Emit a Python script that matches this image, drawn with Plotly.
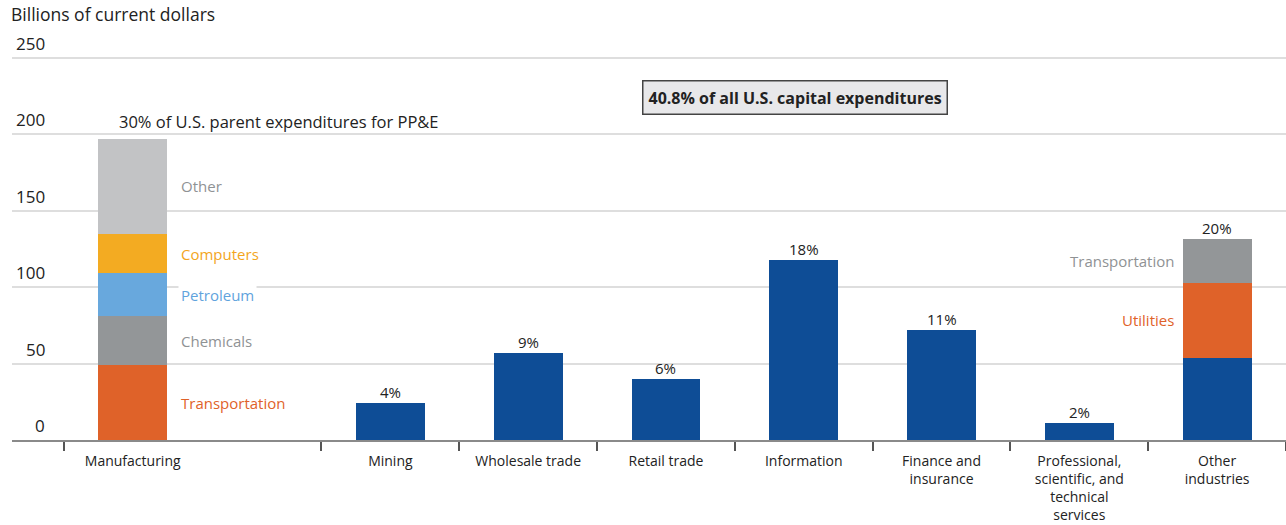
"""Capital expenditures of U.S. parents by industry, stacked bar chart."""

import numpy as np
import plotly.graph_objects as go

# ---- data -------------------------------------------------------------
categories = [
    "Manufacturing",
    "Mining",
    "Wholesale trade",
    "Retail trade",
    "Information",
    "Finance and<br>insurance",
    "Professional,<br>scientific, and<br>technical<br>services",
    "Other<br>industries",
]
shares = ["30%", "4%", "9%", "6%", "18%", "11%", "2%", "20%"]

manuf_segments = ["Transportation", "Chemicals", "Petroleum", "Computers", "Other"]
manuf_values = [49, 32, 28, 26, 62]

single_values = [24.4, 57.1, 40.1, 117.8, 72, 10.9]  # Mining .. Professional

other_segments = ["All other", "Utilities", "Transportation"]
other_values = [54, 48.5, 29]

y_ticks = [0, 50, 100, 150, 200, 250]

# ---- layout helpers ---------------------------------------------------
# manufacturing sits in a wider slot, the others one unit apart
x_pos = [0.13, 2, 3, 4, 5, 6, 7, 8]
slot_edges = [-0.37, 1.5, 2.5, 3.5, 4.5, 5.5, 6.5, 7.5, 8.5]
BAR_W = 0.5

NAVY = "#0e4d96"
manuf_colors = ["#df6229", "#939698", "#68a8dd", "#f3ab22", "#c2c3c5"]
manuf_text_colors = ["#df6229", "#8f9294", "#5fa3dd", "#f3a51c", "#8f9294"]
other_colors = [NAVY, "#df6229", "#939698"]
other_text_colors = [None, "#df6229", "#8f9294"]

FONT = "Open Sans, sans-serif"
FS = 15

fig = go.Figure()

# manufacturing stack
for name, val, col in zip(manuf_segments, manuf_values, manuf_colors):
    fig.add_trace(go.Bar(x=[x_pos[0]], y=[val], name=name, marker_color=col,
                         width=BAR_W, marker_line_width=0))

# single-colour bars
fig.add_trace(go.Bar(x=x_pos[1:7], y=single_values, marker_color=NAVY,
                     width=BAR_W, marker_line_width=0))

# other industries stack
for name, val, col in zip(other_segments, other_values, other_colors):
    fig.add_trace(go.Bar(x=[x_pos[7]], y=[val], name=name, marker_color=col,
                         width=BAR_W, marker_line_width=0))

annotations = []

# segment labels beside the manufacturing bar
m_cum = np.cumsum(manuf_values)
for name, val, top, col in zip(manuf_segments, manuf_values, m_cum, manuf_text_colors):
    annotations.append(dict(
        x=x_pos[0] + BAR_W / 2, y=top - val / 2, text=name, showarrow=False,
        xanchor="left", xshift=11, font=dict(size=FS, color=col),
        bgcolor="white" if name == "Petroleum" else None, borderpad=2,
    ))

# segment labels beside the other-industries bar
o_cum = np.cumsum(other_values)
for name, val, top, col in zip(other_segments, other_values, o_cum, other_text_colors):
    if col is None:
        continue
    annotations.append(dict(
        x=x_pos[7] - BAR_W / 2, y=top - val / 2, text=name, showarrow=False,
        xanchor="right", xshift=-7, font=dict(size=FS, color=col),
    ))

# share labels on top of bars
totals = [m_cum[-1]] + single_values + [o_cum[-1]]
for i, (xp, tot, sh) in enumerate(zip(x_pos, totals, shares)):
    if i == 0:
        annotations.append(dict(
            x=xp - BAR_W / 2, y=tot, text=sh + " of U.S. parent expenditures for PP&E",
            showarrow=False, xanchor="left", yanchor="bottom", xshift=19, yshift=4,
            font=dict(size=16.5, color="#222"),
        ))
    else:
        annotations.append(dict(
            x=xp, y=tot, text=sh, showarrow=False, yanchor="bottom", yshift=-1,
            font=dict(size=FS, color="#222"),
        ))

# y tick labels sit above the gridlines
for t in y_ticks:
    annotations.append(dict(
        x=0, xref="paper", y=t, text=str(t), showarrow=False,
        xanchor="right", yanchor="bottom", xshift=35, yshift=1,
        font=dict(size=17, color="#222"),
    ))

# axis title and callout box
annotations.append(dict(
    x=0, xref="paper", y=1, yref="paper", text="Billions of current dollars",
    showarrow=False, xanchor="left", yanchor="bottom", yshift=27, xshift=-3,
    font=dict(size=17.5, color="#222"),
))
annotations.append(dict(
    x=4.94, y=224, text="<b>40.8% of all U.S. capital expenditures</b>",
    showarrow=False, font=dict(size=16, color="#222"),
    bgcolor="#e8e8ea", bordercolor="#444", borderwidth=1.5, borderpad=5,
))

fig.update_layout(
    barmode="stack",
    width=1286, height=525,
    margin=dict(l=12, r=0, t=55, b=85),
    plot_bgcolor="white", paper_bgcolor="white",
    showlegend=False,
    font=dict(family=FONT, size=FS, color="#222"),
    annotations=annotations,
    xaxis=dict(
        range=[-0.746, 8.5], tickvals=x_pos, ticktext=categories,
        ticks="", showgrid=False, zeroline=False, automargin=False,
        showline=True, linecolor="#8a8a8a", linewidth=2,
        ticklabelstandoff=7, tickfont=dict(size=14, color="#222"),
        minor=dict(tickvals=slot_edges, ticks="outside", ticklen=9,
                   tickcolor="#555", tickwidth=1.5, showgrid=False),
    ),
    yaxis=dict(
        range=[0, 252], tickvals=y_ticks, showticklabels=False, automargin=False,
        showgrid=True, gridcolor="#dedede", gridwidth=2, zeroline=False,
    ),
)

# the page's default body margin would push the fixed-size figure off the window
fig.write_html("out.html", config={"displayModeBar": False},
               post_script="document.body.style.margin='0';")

...

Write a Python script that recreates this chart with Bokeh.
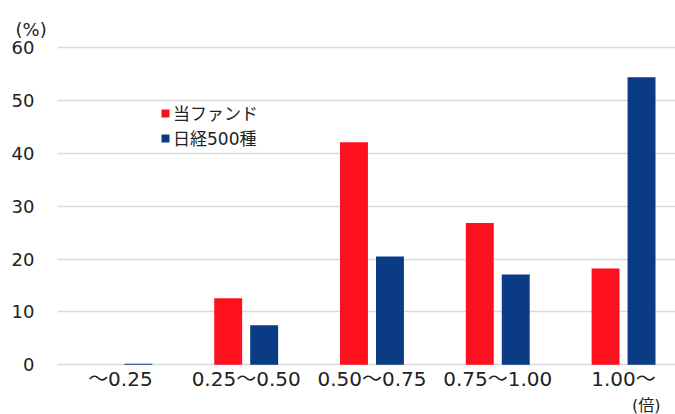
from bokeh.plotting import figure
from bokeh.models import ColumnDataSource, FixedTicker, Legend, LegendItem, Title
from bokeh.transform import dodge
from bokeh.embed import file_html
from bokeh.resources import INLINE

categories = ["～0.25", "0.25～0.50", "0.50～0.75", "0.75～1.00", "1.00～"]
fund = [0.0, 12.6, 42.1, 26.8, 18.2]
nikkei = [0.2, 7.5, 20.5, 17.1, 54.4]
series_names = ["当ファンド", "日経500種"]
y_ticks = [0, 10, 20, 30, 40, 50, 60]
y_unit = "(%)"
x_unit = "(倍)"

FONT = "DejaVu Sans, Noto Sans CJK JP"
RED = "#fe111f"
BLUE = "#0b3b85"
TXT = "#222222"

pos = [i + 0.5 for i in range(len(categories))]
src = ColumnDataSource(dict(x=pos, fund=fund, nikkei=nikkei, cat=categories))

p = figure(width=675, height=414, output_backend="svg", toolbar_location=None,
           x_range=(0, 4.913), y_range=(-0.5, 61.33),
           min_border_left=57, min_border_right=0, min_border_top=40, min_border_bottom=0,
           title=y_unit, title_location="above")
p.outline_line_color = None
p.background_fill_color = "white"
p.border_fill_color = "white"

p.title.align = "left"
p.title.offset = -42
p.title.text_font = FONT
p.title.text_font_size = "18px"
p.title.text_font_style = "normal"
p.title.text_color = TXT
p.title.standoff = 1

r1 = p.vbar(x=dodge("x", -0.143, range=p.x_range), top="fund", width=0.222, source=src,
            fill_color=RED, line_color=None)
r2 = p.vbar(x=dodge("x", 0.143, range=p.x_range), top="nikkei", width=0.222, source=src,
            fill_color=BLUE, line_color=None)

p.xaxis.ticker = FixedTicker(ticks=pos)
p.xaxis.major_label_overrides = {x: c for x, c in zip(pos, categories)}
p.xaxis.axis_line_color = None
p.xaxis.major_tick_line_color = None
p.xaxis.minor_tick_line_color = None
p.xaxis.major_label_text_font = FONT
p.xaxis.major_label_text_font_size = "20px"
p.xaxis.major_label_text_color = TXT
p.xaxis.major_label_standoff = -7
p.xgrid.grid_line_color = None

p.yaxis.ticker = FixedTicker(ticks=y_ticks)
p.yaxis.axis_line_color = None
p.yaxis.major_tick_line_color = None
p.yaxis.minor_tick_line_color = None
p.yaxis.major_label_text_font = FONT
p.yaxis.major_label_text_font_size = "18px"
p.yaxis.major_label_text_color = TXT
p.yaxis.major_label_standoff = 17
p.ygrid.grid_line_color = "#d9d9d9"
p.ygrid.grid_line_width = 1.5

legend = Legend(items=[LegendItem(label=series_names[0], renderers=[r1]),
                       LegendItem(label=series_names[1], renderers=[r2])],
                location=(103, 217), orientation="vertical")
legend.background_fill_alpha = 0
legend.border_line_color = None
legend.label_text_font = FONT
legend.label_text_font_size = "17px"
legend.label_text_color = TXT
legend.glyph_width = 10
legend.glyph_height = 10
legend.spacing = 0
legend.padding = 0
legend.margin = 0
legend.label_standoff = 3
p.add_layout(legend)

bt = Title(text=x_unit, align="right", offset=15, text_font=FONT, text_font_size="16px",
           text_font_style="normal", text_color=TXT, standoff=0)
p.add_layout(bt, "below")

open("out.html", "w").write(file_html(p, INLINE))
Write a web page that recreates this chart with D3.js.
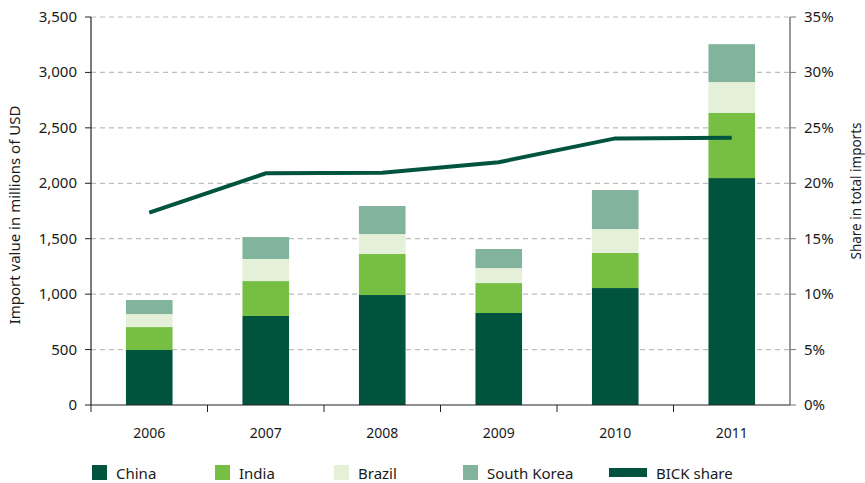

==

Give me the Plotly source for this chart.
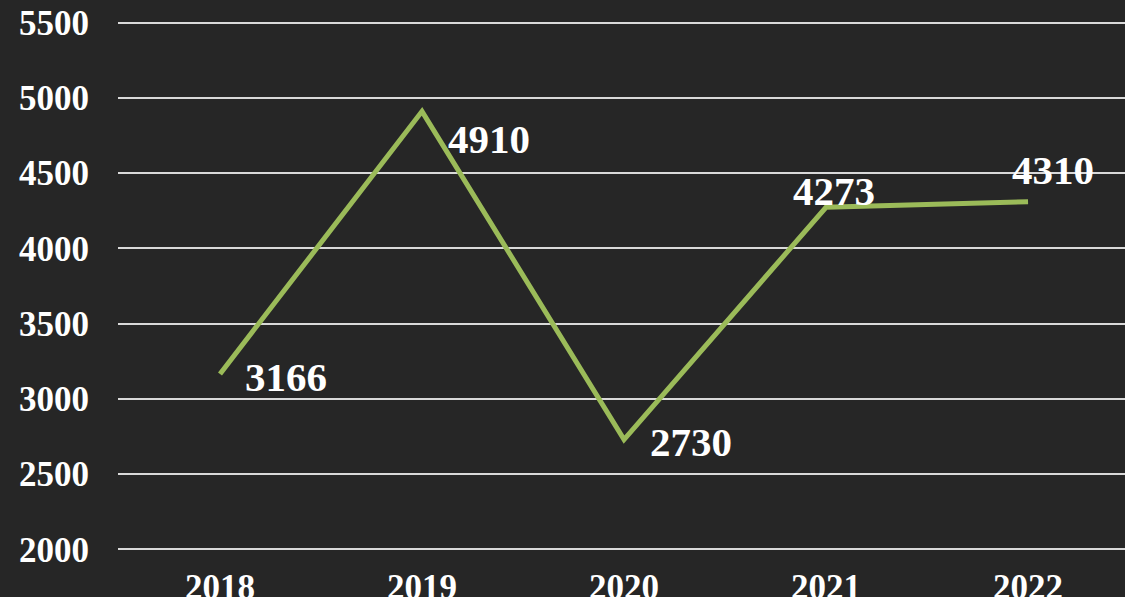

**Brief:** Working from the entries above, reproduce exactly and only the lines beginning with the line that has "Emit a Python" and ending with the line that has "BAR_W = 0.5"; omit all pictures.

**Expected output:**
Emit a Python script that matches this image, drawn with Plotly.
"""Capital expenditures of U.S. parents by industry, stacked bar chart."""

import numpy as np
import plotly.graph_objects as go

# ---- data -------------------------------------------------------------
categories = [
    "Manufacturing",
    "Mining",
    "Wholesale trade",
    "Retail trade",
    "Information",
    "Finance and<br>insurance",
    "Professional,<br>scientific, and<br>technical<br>services",
    "Other<br>industries",
]
shares = ["30%", "4%", "9%", "6%", "18%", "11%", "2%", "20%"]

manuf_segments = ["Transportation", "Chemicals", "Petroleum", "Computers", "Other"]
manuf_values = [49, 32, 28, 26, 62]

single_values = [24.4, 57.1, 40.1, 117.8, 72, 10.9]  # Mining .. Professional

other_segments = ["All other", "Utilities", "Transportation"]
other_values = [54, 48.5, 29]

y_ticks = [0, 50, 100, 150, 200, 250]

# ---- layout helpers ---------------------------------------------------
# manufacturing sits in a wider slot, the others one unit apart
x_pos = [0.13, 2, 3, 4, 5, 6, 7, 8]
slot_edges = [-0.37, 1.5, 2.5, 3.5, 4.5, 5.5, 6.5, 7.5, 8.5]
BAR_W = 0.5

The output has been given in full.